Racing doesn't get much better than a bump-and-run on the final lap for the victory. It's what Carl Edwards did to teammate Kyle Busch at Richmond International Raceway in what NASCAR says was the first last-lap pass for a win in track history.
It was dramatic, controversial and likely set the stage for tense team meetings this week at Joe Gibbs Racing.
Was it enough, though, to build any positive goodwill for NASCAR?
"I think (Sunday) was a great day for the sport," said winning crew chief Dave Rogers of Edwards' decision to nudge his teammate out of the way to win the race. "It would be very disappointing to our fans if Joe imposed a team order and told us, 'Hey, have a parade instead of a race.'"
It's hard to say with NASCAR's bipolar fan base. Most weeks, the majority of the fans can't stand Busch and use social media to vow they'll never watch another race until Busch is banned from competing in the second-tier Xfinity Series. On Monday, though, it was Dale Earnhardt Jr. on social media smacking back at fans complaining that Edwards' move was dirty.
"In my book it's ok to lean on a guy for a W. Not ok to put them in the fence. Lean on 'em, but don't ruin their day," Earnhardt replied on Twitter to a fan who asked him what he would have done in Edwards' situation.
The only people who should be upset are Busch and his race team. This is the kind of racing fans are supposed to embrace, a driver putting it all out there and fearlessly moving the reigning Sprint Cup champion out of his way for a trip to victory lane.
If there's an issue, it should only exist inside the walls at JGR, where the team owner can navigate any potential hard feelings.
But this is the new norm in NASCAR, where no race is good enough, no finish exciting enough, to satisfy this fan base.
That's a serious problem for NASCAR.
How did this happen? Well, it wasn't overnight and fixing this problem won't be fast, either.
A combination of bad racing and boardroom decisions made by NASCAR has alienated many hardcore fans and turned off the casual observer. The races are too long, the 11-month schedule oversaturated.
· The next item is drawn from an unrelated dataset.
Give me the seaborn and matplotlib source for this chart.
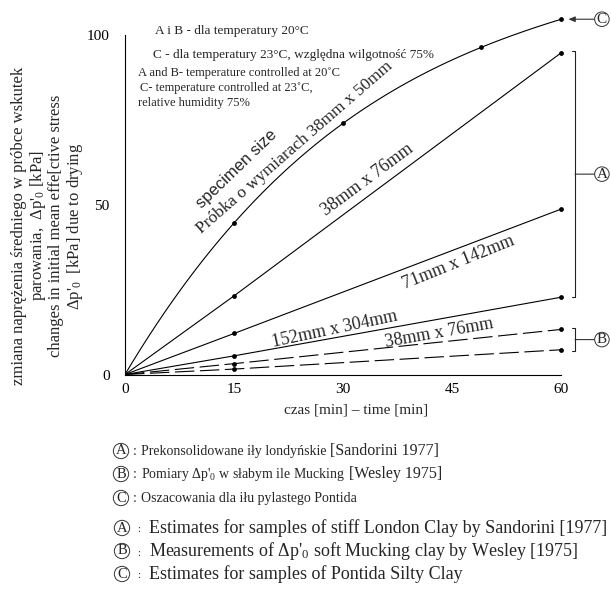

Some fans love the playoff-style Chase for the Sprint Cup championship, others despise it and long for the good 'ol days.
More than anything, though, it seems the themes that most ignite the fan base are all off-track issues.
Die-hards were disgusted when NASCAR chairman Brian France said he didn't want Confederate flags at races anymore. Then he alienated a different portion of the fan base when he endorsed Donald Trump for president. The prayer given before this month's race at Texas by "Duck Commander" founder Phil Robertson was cringe-worthy to almost everyone but conservatives.
And now, the sport just spent a week debating lug nuts and freedom of speech.
NASCAR's cutback on pit road officials meant the series could no longer ensure every team tightened all five lug nuts after every tire change. Earnhardt, Greg Biffle and crew chief Rodney Childers were among the handful of participants who warned of the danger in allowing teams to skip lug nuts in favor of a faster pit stop.
Then Tony Stewart gave his two cents — warning of potential injury if NASCAR doesn't step in — and the series promptly fined him $35,000 under its new behavioral policy. Few believe it was anything but retribution from France over Stewart's direct attacks on him over the years.
So off they all went to Richmond, where Stewart made his return after missing the first eight races with a back injury. His return was overshadowed by his fine, by the Driver Council's decision to pay the $25,000 for him and, of course, by lug nuts. As Stewart was getting ready to race for the first time this season, a big and welcome headline for NASCAR, he was on national TV talking about lug nuts and his fine.
It's been one public relations disaster after another this year for NASCAR, which has chosen to vaguely answer or not comment at all on issue after issue. All of this sideshow nonsense has only heightened the animosity of the fan base.
NASCAR desperately needs to find a way to stop shifting attention away from its stars, from its improving product and from its rivalries. It would go a long way toward making Edwards' move on Sunday appreciated as "quintessential NASCAR" racing, as France has stated. Right now, though, it delivered just another opportunity for its bitter and jaded fans to complain.